Neighbors review options to overhaul chaotic ‘Dave Thomas Circle’

It’s a bottleneck for commuters that threatens safety, especially for pedestrians and bicyclists, but the District is promising improvements to the tangled crossroads where New York and Florida Avenues meet at First Street, NE and Eckington Place.

NoMa and Eckington residents were among those who turned out Monday night to review the District’s plans for overhauling the awkward intersection known as “Dave Thomas Circle,” named for the Wendy’s restaurant perched in the middle of the intersection, adding to the chaos and gridlock.

“It’s so congested, you’re coming off New York Avenue, you’re trying to get on Florida Avenue and you end up on New York Avenue. It’s confusing,” said Gloria Jolivet, who lives nearby. “I just want them to straighten it [to] make Florida Avenue like it used to be.”

“It’s a nightmare, I travel it every day,” added Irene Jordan, also a D.C. resident, who must cross the problematic intersection on her way to and from work.

“It gets gridlocked every day,” she said.

The public viewed poster boards and questioned D.C. Department of Transportation staffers about the proposed changes that would allow the city to remove the Wendy’s through eminent domain.

First Street would be realigned and two-way traffic would be restored on Florida Avenue. The project would include the creation of bicycle lanes and improved pedestrian crossings.

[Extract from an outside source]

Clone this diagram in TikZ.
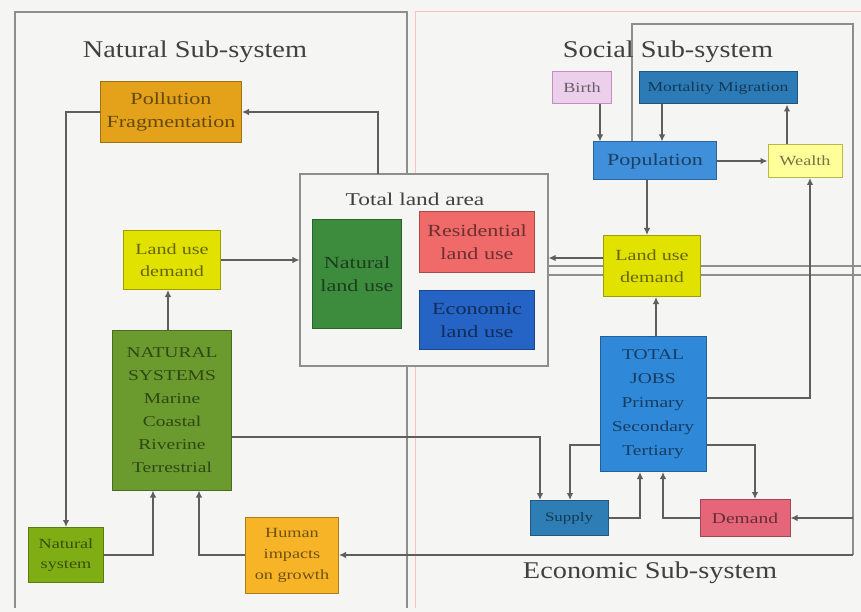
\documentclass[tikz,border=0pt]{standalone}
\usepackage{fontspec}
\setmainfont{Liberation Serif}
\newfontfamily\boxfont[FakeStretch=1.3]{Liberation Serif}
\newfontfamily\titlefont[FakeStretch=1.18]{Liberation Serif}
\usetikzlibrary{positioning,arrows.meta}

\definecolor{bgcol}{HTML}{F5F5F3}
\definecolor{pollcol}{HTML}{E3A21A}
\definecolor{birthcol}{HTML}{EBCFEB}
\definecolor{mortcol}{HTML}{2C7BB6}
\definecolor{popcol}{HTML}{3F8FDA}
\definecolor{wealthcol}{HTML}{FFFF99}
\definecolor{ludcol}{HTML}{E2E200}
\definecolor{natlandcol}{HTML}{3D8B3D}
\definecolor{reslandcol}{HTML}{F06A6A}
\definecolor{ecolandcol}{HTML}{2563C4}
\definecolor{natsyscol}{HTML}{6B9B2E}
\definecolor{natsmallcol}{HTML}{7FAE14}
\definecolor{humancol}{HTML}{F7B427}
\definecolor{jobscol}{HTML}{3088D8}
\definecolor{supplycol}{HTML}{2E7DB5}
\definecolor{demandcol}{HTML}{E56579}
\definecolor{linecol}{HTML}{5E5E5E}

\tikzset{
  sysbox/.style={draw=#1!70!black, fill=#1, text=#1!45!black, line width=1pt,
    inner sep=0pt, align=center, font=\boxfont\fontsize{15.5}{22}\selectfont},
  title/.style={font=\titlefont\fontsize{24}{28}\selectfont, text=black!75},
  frame/.style={draw=linecol!70, line width=1.1pt},
  arr/.style={draw=linecol, line width=1.3pt, -{Latex[length=7pt,width=6.5pt]}}
}

\begin{document}
\begin{tikzpicture}[x=1pt,y=-1pt]
  \fill[bgcol] (0,0) rectangle (861,612);
  \useasboundingbox (0,0) rectangle (861,612);

  % frames of the sub-systems
  \draw[frame] (15,608) -- (15,12) -- (407,12) -- (407,608);
  \draw[draw=red!25, line width=1pt] (415,608) -- (415,12) -- (861,12);
  \draw[frame] (632,142) -- (632,24) -- (853,24) -- (853,555);
  \draw[frame] (548,266) -- (861,266);
  \draw[frame] (548,275) -- (861,275);
  \coordinate (ecoR) at (853,518);
  \coordinate (ecoB) at (853,555);
  \coordinate (tltop) at (378,174);

  \node[title] (nattitle) at (195,52) {Natural Sub-system};
  \node[title] (soctitle) at (668,52) {Social Sub-system};
  \node[title] (ecotitle) at (650,573) {Economic Sub-system};

  % natural sub-system
  \node[sysbox=pollcol, minimum width=141, minimum height=61,
        font=\boxfont\fontsize{17}{23}\selectfont] (poll) at (171,112) {Pollution\\Fragmentation};
  \node[sysbox=ludcol, minimum width=97, minimum height=59] (ludL) at (172,260) {Land use\\demand};
  \node[sysbox=natsyscol, minimum width=119, minimum height=160,
        font=\boxfont\fontsize{15}{23}\selectfont] (natsys) at (172,410)
        {NATURAL\\SYSTEMS\\Marine\\Coastal\\Riverine\\Terrestrial};
  \node[sysbox=natsmallcol, minimum width=75, minimum height=55,
        font=\boxfont\fontsize{14}{20}\selectfont] (natsmall) at (66,555) {Natural\\system};
  \node[sysbox=humancol, minimum width=93, minimum height=76,
        font=\boxfont\fontsize{14}{21}\selectfont] (human) at (292,555) {Human\\impacts\\on growth};

  % total land area
  \node[draw=linecol!70, line width=1.1pt, fill=bgcol, minimum width=248, minimum height=192] (total) at (424,270) {};
  \node[font=\boxfont\fontsize{18}{21}\selectfont, text=black!75] (totaltitle) at (415,199) {Total land area};
  \node[sysbox=natlandcol, minimum width=89, minimum height=109,
        font=\boxfont\fontsize{17}{23}\selectfont] (natland) at (357,274) {Natural\\land use};
  \node[sysbox=reslandcol, minimum width=115, minimum height=60,
        font=\boxfont\fontsize{17}{23}\selectfont] (resland) at (477,242) {Residential\\land use};
  \node[sysbox=ecolandcol, minimum width=115, minimum height=59,
        font=\boxfont\fontsize{17}{23}\selectfont] (ecoland) at (477,320) {Economic\\land use};

  % social sub-system
  \node[sysbox=birthcol, draw=violet!45, minimum width=59, minimum height=32,
        font=\boxfont\fontsize{14}{16}\selectfont] (birth) at (582,88) {Birth};
  \node[sysbox=mortcol, minimum width=158, minimum height=32,
        font=\boxfont\fontsize{13.5}{16}\selectfont] (mort) at (718,88) {Mortality Migration};
  \node[sysbox=popcol, minimum width=123, minimum height=38,
        font=\boxfont\fontsize{17}{20}\selectfont] (pop) at (655,161) {Population};
  \node[sysbox=wealthcol, draw=olive!60, minimum width=74, minimum height=33,
        font=\boxfont\fontsize{14}{16}\selectfont] (wealth) at (805,161) {Wealth};
  \node[sysbox=ludcol, minimum width=97, minimum height=61] (ludR) at (652,266) {Land use\\demand};

  % economic sub-system
  \node[sysbox=jobscol, minimum width=106, minimum height=135,
        font=\boxfont\fontsize{15}{24}\selectfont] (jobs) at (653,404)
        {TOTAL\\JOBS\\Primary\\Secondary\\Tertiary};
  \node[sysbox=supplycol, minimum width=78, minimum height=35,
        font=\boxfont\fontsize{13}{16}\selectfont] (supply) at (569,518) {Supply};
  \node[sysbox=demandcol, minimum width=90, minimum height=37,
        font=\boxfont\fontsize{15}{18}\selectfont] (demand) at (745,518) {Demand};

  % connectors
  \draw[arr] (tltop) |- (poll.east);
  \draw[arr] (poll.west) -| (natsmall.north);
  \draw[arr] (natsmall.east) -| ([xshift=-19pt]natsys.south);
  \draw[arr] (human.west) -| ([xshift=27pt]natsys.south);
  \draw[arr] ([xshift=-4pt]natsys.north) -- ([xshift=-4pt]ludL.south);
  \draw[arr] (ludL.east) -- (ludL.east -| total.west);
  \draw[arr] ([yshift=-27pt]natsys.east) -| ([xshift=-29pt]supply.north);
  \draw[arr] ([yshift=-41pt]jobs.west) -| ([xshift=1pt]supply.north);
  \draw[arr] (supply.east) -| ([xshift=-13pt]jobs.south);
  \draw[arr] (demand.west) -| ([xshift=10pt]jobs.south);
  \draw[arr] ([yshift=-41pt]jobs.east) -| ([xshift=10pt]demand.north);
  \draw[arr] (ecoR) -- (demand.east);
  \draw[arr] (ecoB) -- (human.east);
  \draw[arr] ([xshift=3pt]jobs.north) -- ([xshift=3pt]jobs.north |- ludR.south);
  \draw[arr] ([yshift=6pt]jobs.east) -| ([xshift=5pt]wealth.south);
  \draw[arr] ([xshift=-8pt]pop.south) -- ([xshift=-8pt]pop.south |- ludR.north);
  \draw[arr] ([yshift=8pt]ludR.west) -- ([yshift=8pt]ludR.west -| total.east);
  \draw[arr] (pop.east) -- (wealth.west);
  \draw[arr] ([xshift=-18pt]wealth.north) -- ([xshift=-18pt]wealth.north |- mort.south);
  \draw[arr] ([xshift=18pt]birth.south) -- ([xshift=18pt]birth.south |- pop.north);
  \draw[arr] ([xshift=-56pt]mort.south) -- ([xshift=-56pt]mort.south |- pop.north);
\end{tikzpicture}
\end{document}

“We know that there’s a lot of confusion that’s caused by the way the intersection is currently configured. So we’re going to be making the intersection more simple, easier to navigate for everybody,” said DDOT chief Jeff Marootian.

“There will be a lot more clarity, a lot less confusion around turning movements and there will be more opportunities for pedestrians to cross and more accessibility for cyclists,” Marootian said.

But not everybody is in favor of giving Wendy’s the boot.

Some residents argue that the area lacks access to restaurants, and Wendy’s remains a favorite of seniors and students.

“Before all this new development came in, Wendy’s has always been there, why do we need to kick Wendy’s out,” asked area resident Debbie Steiner.

“We have homelessness which is a major issue, health is a major issue, instead of giving it to Wendy’s for $35 million (the estimated cost of taking Wendy’s by eminent domain), we need to take that money and invest into the communities,” Steiner said.

It would take time for the city to acquire the right of way on the triangle of land occupied by Wendy’s, and DDOT said the project could take until 2025 to complete — not soon enough for some who traverse the unusual intersection.

“I’m happy to see that they want to redesign, I hope they accelerate the time frame,” said Keith Krosinsky, a bicyclist who lives in an apartment building at the busy intersection.

“It’s a dangerous intersection today, and it’s great they want to fix it, but anything they could do to expedite that would be great.”